1. Set forth the proposed action;

2. Provide an opportunity to specify approval or disapproval of each proposal;

3. Indicate the number of responses needed to meet the quorum requirement and,except or ballots soliciting votes for the election of directors,
state the percentage for approvals necessary to pass the measure submitted; and

4. Shall specify the date by which the ballot must be received by the corporation in order to be counted. The date set shall afford members a reasonable time within which to return the ballots to the corporation.

Ballots shall be mailed or delivered in the manner required for giving notice of membership meetings as specified in these bylaws.

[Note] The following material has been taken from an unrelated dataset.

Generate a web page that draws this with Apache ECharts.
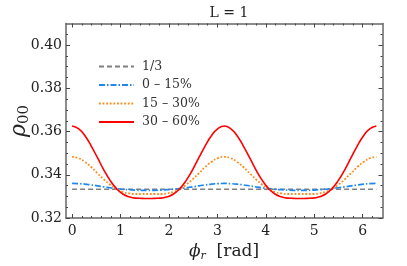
<!DOCTYPE html>
<html><head><meta charset="utf-8">
<script src="https://cdn.jsdelivr.net/npm/echarts@6/dist/echarts.min.js"></script>
<style>html,body{margin:0;padding:0;background:#fff}#c{width:407px;height:266px}</style>
</head><body><div id="c"></div>
<script>
const phi = [0,0.131,0.262,0.393,0.524,0.654,0.785,0.916,1.047,1.178,1.309,1.440,1.571,1.702,1.833,1.963,2.094,2.225,2.356,2.487,2.618,2.749,2.880,3.011,3.142,3.272,3.403,3.534,3.665,3.796,3.927,4.058,4.189,4.320,4.451,4.581,4.712,4.843,4.974,5.105,5.236,5.367,5.498,5.629,5.760,5.890,6.021,6.152,6.283];
const phiThird = [0, 6.283];
const third = [0.33333, 0.33333];
const c0_15 = [0.3360,0.3359,0.3357,0.3353,0.3349,0.3344,0.3340,0.3336,0.3333,0.3331,0.3329,0.3328,0.3328,0.3328,0.3329,0.3331,0.3333,0.3336,0.3340,0.3344,0.3349,0.3353,0.3357,0.3359,0.3360,0.3359,0.3357,0.3353,0.3349,0.3344,0.3340,0.3336,0.3333,0.3331,0.3329,0.3328,0.3328,0.3328,0.3329,0.3331,0.3333,0.3336,0.3340,0.3344,0.3349,0.3353,0.3357,0.3359,0.3360];
const c15_30 = [0.3483,0.3477,0.3460,0.3436,0.3407,0.3379,0.3354,0.3334,0.3321,0.3314,0.3311,0.3311,0.3311,0.3311,0.3311,0.3314,0.3321,0.3334,0.3354,0.3379,0.3407,0.3436,0.3460,0.3477,0.3483,0.3477,0.3460,0.3436,0.3407,0.3379,0.3354,0.3334,0.3321,0.3314,0.3311,0.3311,0.3311,0.3311,0.3311,0.3314,0.3321,0.3334,0.3354,0.3379,0.3407,0.3436,0.3460,0.3477,0.3483];
const c30_60 = [0.3626,0.3614,0.3582,0.3534,0.3479,0.3423,0.3374,0.3336,0.3311,0.3298,0.3292,0.3291,0.3290,0.3291,0.3292,0.3298,0.3311,0.3336,0.3374,0.3423,0.3479,0.3534,0.3582,0.3614,0.3626,0.3614,0.3582,0.3534,0.3479,0.3423,0.3374,0.3336,0.3311,0.3298,0.3292,0.3291,0.3290,0.3291,0.3292,0.3298,0.3311,0.3336,0.3374,0.3423,0.3479,0.3534,0.3582,0.3614,0.3626];
const names = ['1/3','0 – 15%','15 – 30%','30 – 60%'];
const xTicks = [0,1,2,3,4,5,6];
const yTicks = [0.32,0.34,0.36,0.38,0.40];

const font = 'DejaVu Serif';
const frame = '#666';
const tickCol = '#444';
const xMinor = [];
for (let v = -0.0; v <= 6.4; v += 0.2) { const r = Math.round(v*10)/10; if (Math.abs(r - Math.round(r)) > 0.01) xMinor.push(r); }
const yMinor = [];
for (let v = 0.32; v < 0.41; v += 0.005) { const r = Math.round(v*1000)/1000; if (!yTicks.some(t=>Math.abs(t-r)<1e-6)) yMinor.push(r); }
const pair = (xs,a) => xs.map((p,i)=>[p,a[i]]);

function xAx(pos, labels, ticks, len, showLine){
  return {type:'value',position:pos,min:-0.1257,max:6.409,
    axisLine:{show:showLine,onZero:false,lineStyle:{color:frame,width:1.5}},
    axisLabel:labels?{show:true,margin:6,fontFamily:font,fontSize:14,color:'#222',customValues:ticks,formatter:v=>String(v)}:{show:false},
    axisTick:{show:true,inside:true,length:len,customValues:ticks,lineStyle:{color:tickCol}},
    minorTick:{show:false},splitLine:{show:false}};
}
function yAx(pos, labels, ticks, len, showLine){
  return {type:'value',position:pos,min:0.32,max:0.41,
    axisLine:{show:showLine,onZero:false,lineStyle:{color:frame,width:1.5}},
    axisLabel:labels?{show:true,margin:4,fontFamily:font,fontSize:14,color:'#222',customValues:ticks,formatter:v=>v.toFixed(2)}:{show:false},
    axisTick:{show:true,inside:true,length:len,customValues:ticks,lineStyle:{color:tickCol}},
    minorTick:{show:false},splitLine:{show:false}};
}
const chart = echarts.init(document.getElementById('c'),null,{renderer:'canvas'});
chart.setOption({
  animation:false,
  backgroundColor:'#fff',
  grid:{left:66,right:24.5,top:23.5,bottom:48},
  title:{text:'L = 1',left:224,textAlign:'center',top:1,textStyle:{fontFamily:font,fontSize:14,fontWeight:'normal',color:'#222'}},
  legend:{orient:'vertical',left:93,top:55,itemWidth:35,itemHeight:10,itemGap:5.5,
    itemStyle:{opacity:0},
    textStyle:{fontFamily:font,fontSize:12.5,color:'#333',padding:[0,0,0,3]},
    data:names},
  xAxis:[
    xAx('bottom',true,xTicks,4,true),
    xAx('top',false,xTicks,4,true),
    xAx('bottom',false,xMinor,2,false),
    xAx('top',false,xMinor,2,false)
  ],
  yAxis:[
    yAx('left',true,yTicks,4,true),
    yAx('right',false,yTicks,4,true),
    yAx('left',false,yMinor,2,false),
    yAx('right',false,yMinor,2,false)
  ],
  graphic:[
    {type:'text',x:19,y:121,rotation:Math.PI/2,style:{
      text:'{a|ρ}{b|00}',align:'center',verticalAlign:'middle',
      rich:{a:{fontFamily:font,fontStyle:'italic',fontSize:22,fill:'#222'},
            b:{fontFamily:font,fontSize:15,fill:'#222',padding:[10,0,0,0]}}}},
    {type:'text',x:224,y:252,style:{
      text:'{a|ϕ}{b|r}{c|  [rad]}',align:'center',verticalAlign:'middle',
      rich:{a:{fontFamily:font,fontStyle:'italic',fontSize:17,fill:'#222'},
            b:{fontFamily:font,fontStyle:'italic',fontSize:11,fill:'#222',padding:[8,0,0,0]},
            c:{fontFamily:font,fontSize:17,fill:'#222'}}}}
  ],
  series:[
    {name:names[0],type:'line',symbol:'none',data:pair(phiThird,third),lineStyle:{color:'#808080',width:1.6,type:[5,3]},itemStyle:{color:'#808080'}},
    {name:names[1],type:'line',symbol:'none',smooth:true,data:pair(phi,c0_15),lineStyle:{color:'#1e88f0',width:1.7,type:[6,2,1.5,2]},itemStyle:{color:'#1e88f0'}},
    {name:names[2],type:'line',symbol:'none',smooth:true,data:pair(phi,c15_30),lineStyle:{color:'#ff8c1a',width:1.8,type:[1.8,1.8]},itemStyle:{color:'#ff8c1a'}},
    {name:names[3],type:'line',symbol:'none',smooth:true,data:pair(phi,c30_60),lineStyle:{color:'#ff0000',width:1.6},itemStyle:{color:'#ff0000'}}
  ]
});
</script></body></html>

Approval of action by written ballot shall be valid only when the number of votes casts by ballot within the time period specified equals or exceeds the quorum required to be present at a meeting authorizing the action, and the number of approvals equals or exceeds the number of votes that would be required to approve the action at a meeting at which the total number of votes cast was the same as the number of votes cast by ballot.

Directors may be elected by written ballot. Such ballots for the election of directors shall list the persons nominated at the time the ballots are mailed or delivered.

Section 9. Conduct of Meetings. Meetings of members shall be presided over by the chairperson of the board, or, if there is no chairperson or, in his or her absence, by the president of the corporation or, in the absence of all these persons, by a chairperson chosen by a majority of the voting members present at the meeting. The secretary of the corporation shall act as secretary of all meetings of members, provided that, in his or her absence, the presiding officer shall appoint another person to act as secretary of the meeting.

Meetings shall be governed by such procedures as may be approved from time to time by the Board of Directors, insofar as such rules are not inconsistent with or in conflict with the Articles of Incorporation, these Bylaws, or with provisions of law.